→ **WRITTEN INSTRUCTION**
In this exercise, return the whole listing exactly, excluding any images.
<<<<
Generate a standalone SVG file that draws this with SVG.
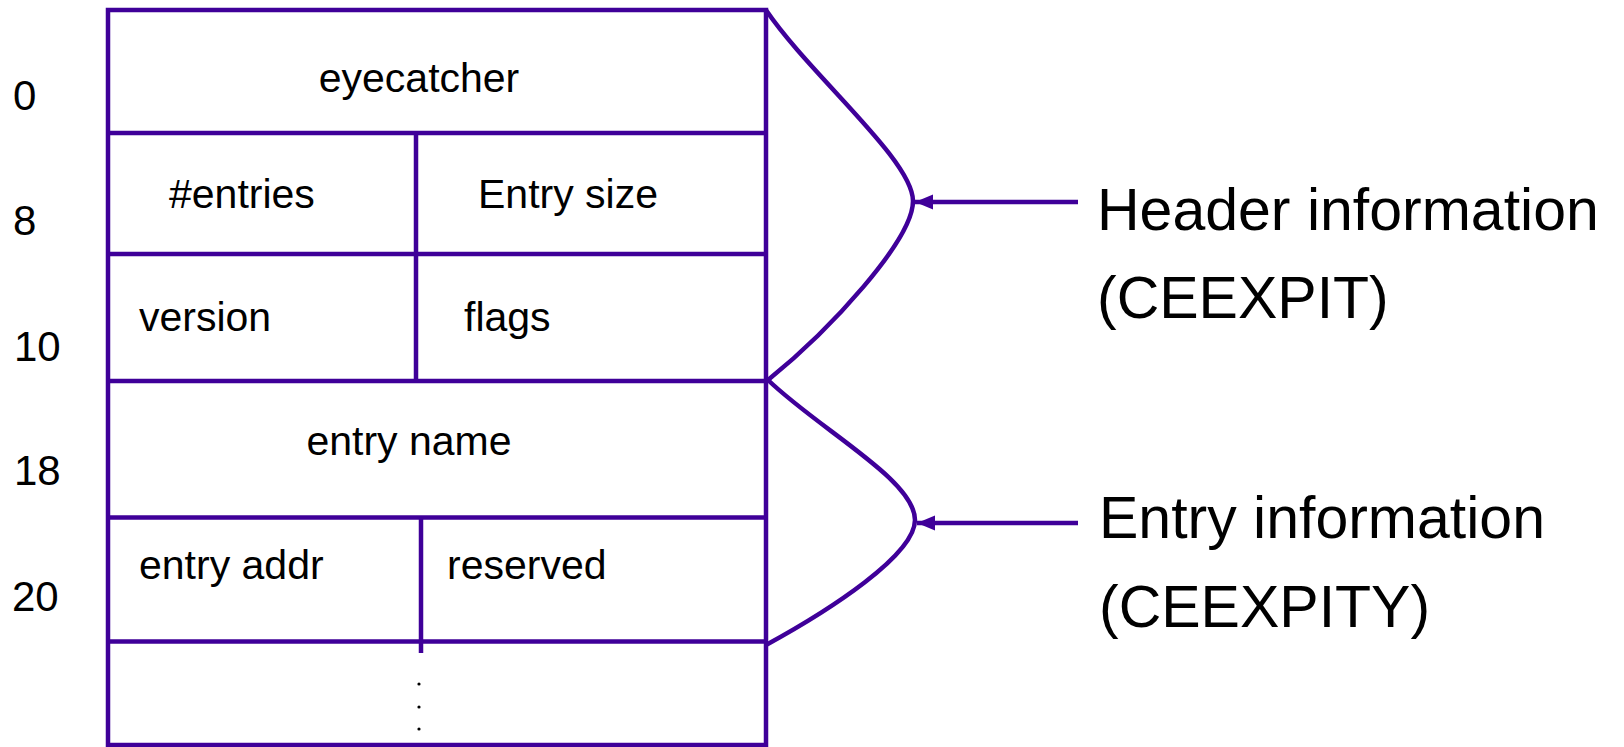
<svg xmlns="http://www.w3.org/2000/svg" width="1624" height="747" viewBox="0 0 1624 747">
<defs>
<style>
.ln{stroke:#3f0099;stroke-width:4.5;fill:none}
.cell{font-family:"Liberation Sans",Arial,sans-serif;font-size:41px;fill:#000}
.num{font-family:"Liberation Sans",Arial,sans-serif;font-size:42px;fill:#000}
.lbl{font-family:"Liberation Sans",Arial,sans-serif;font-size:59px;fill:#000}
</style>
<marker id="ah" markerUnits="userSpaceOnUse" markerWidth="20" markerHeight="18" refX="18" refY="9" orient="auto" viewBox="0 0 20 18">
<path d="M0,1.5 L18,9 L0,16.5 z" fill="#3f0099"/>
</marker>
</defs>
<rect width="1624" height="747" fill="#fff"/>
<g id="offsets">
<text class="num" x="13" y="110">0</text>
<text class="num" x="13" y="235">8</text>
<text class="num" x="14" y="361">10</text>
<text class="num" x="14" y="485">18</text>
<text class="num" x="12" y="611">20</text>
</g>
<g id="table">
<rect class="ln" x="108" y="10" width="658" height="735"/>
<line class="ln" x1="108" y1="133" x2="766" y2="133"/>
<line class="ln" x1="108" y1="254" x2="766" y2="254"/>
<line class="ln" x1="108" y1="381" x2="766" y2="381"/>
<line class="ln" x1="108" y1="517.5" x2="766" y2="517.5"/>
<line class="ln" x1="108" y1="641.5" x2="766" y2="641.5"/>
<line class="ln" x1="416" y1="133" x2="416" y2="381"/>
<line class="ln" x1="421" y1="517.5" x2="421" y2="653"/>
</g>
<g id="eyecatcher"><text class="cell" x="419" y="92" text-anchor="middle">eyecatcher</text></g>
<g id="entries"><text class="cell" x="169" y="208">#entries</text></g>
<g id="entrysize"><text class="cell" x="478" y="208">Entry size</text></g>
<g id="version"><text class="cell" x="139" y="331">version</text></g>
<g id="flags"><text class="cell" x="464" y="331">flags</text></g>
<g id="entryname"><text class="cell" x="409" y="455" text-anchor="middle">entry name</text></g>
<g id="entryaddr"><text class="cell" x="139" y="579">entry addr</text></g>
<g id="reserved"><text class="cell" x="447" y="579">reserved</text></g>
<g id="more">
<circle cx="419" cy="684" r="1.6" fill="#000"/>
<circle cx="419" cy="707" r="1.6" fill="#000"/>
<circle cx="419" cy="729" r="1.6" fill="#000"/>
</g>
<g id="connectors">
<path class="ln" d="M766,10 C810,75 913,160 913,201 C913,240 830,330 768,380"/>
<path class="ln" d="M768,380 C820,430 915,480 915,520 C915,555 830,610 766,645"/>
<line class="ln" x1="1078" y1="202" x2="915" y2="202" marker-end="url(#ah)"/>
<line class="ln" x1="1078" y1="523" x2="917" y2="523" marker-end="url(#ah)"/>
</g>
<g id="header-label">
<text class="lbl" x="1097" y="230">Header information</text>
<text class="lbl" x="1097" y="318">(CEEXPIT)</text>
</g>
<g id="entry-label">
<text class="lbl" x="1099" y="538">Entry information</text>
<text class="lbl" x="1099" y="627">(CEEXPITY)</text>
</g>
</svg>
>>>>
→ **WORKED SOLUTION**
Generate a standalone SVG file that draws this with SVG.
<svg xmlns="http://www.w3.org/2000/svg" width="1624" height="747" viewBox="0 0 1624 747">
<defs>
<style>
.ln{stroke:#3f0099;stroke-width:4.5;fill:none}
.cell{font-family:"Liberation Sans",Arial,sans-serif;font-size:41px;fill:#000}
.num{font-family:"Liberation Sans",Arial,sans-serif;font-size:42px;fill:#000}
.lbl{font-family:"Liberation Sans",Arial,sans-serif;font-size:59px;fill:#000}
</style>
<marker id="ah" markerUnits="userSpaceOnUse" markerWidth="20" markerHeight="18" refX="18" refY="9" orient="auto" viewBox="0 0 20 18">
<path d="M0,1.5 L18,9 L0,16.5 z" fill="#3f0099"/>
</marker>
</defs>
<rect width="1624" height="747" fill="#fff"/>
<g id="offsets">
<text class="num" x="13" y="110">0</text>
<text class="num" x="13" y="235">8</text>
<text class="num" x="14" y="361">10</text>
<text class="num" x="14" y="485">18</text>
<text class="num" x="12" y="611">20</text>
</g>
<g id="table">
<rect class="ln" x="108" y="10" width="658" height="735"/>
<line class="ln" x1="108" y1="133" x2="766" y2="133"/>
<line class="ln" x1="108" y1="254" x2="766" y2="254"/>
<line class="ln" x1="108" y1="381" x2="766" y2="381"/>
<line class="ln" x1="108" y1="517.5" x2="766" y2="517.5"/>
<line class="ln" x1="108" y1="641.5" x2="766" y2="641.5"/>
<line class="ln" x1="416" y1="133" x2="416" y2="381"/>
<line class="ln" x1="421" y1="517.5" x2="421" y2="653"/>
</g>
<g id="eyecatcher"><text class="cell" x="419" y="92" text-anchor="middle">eyecatcher</text></g>
<g id="entries"><text class="cell" x="169" y="208">#entries</text></g>
<g id="entrysize"><text class="cell" x="478" y="208">Entry size</text></g>
<g id="version"><text class="cell" x="139" y="331">version</text></g>
<g id="flags"><text class="cell" x="464" y="331">flags</text></g>
<g id="entryname"><text class="cell" x="409" y="455" text-anchor="middle">entry name</text></g>
<g id="entryaddr"><text class="cell" x="139" y="579">entry addr</text></g>
<g id="reserved"><text class="cell" x="447" y="579">reserved</text></g>
<g id="more">
<circle cx="419" cy="684" r="1.6" fill="#000"/>
<circle cx="419" cy="707" r="1.6" fill="#000"/>
<circle cx="419" cy="729" r="1.6" fill="#000"/>
</g>
<g id="connectors">
<path class="ln" d="M766,10 C810,75 913,160 913,201 C913,240 830,330 768,380"/>
<path class="ln" d="M768,380 C820,430 915,480 915,520 C915,555 830,610 766,645"/>
<line class="ln" x1="1078" y1="202" x2="915" y2="202" marker-end="url(#ah)"/>
<line class="ln" x1="1078" y1="523" x2="917" y2="523" marker-end="url(#ah)"/>
</g>
<g id="header-label">
<text class="lbl" x="1097" y="230">Header information</text>
<text class="lbl" x="1097" y="318">(CEEXPIT)</text>
</g>
<g id="entry-label">
<text class="lbl" x="1099" y="538">Entry information</text>
<text class="lbl" x="1099" y="627">(CEEXPITY)</text>
</g>
</svg>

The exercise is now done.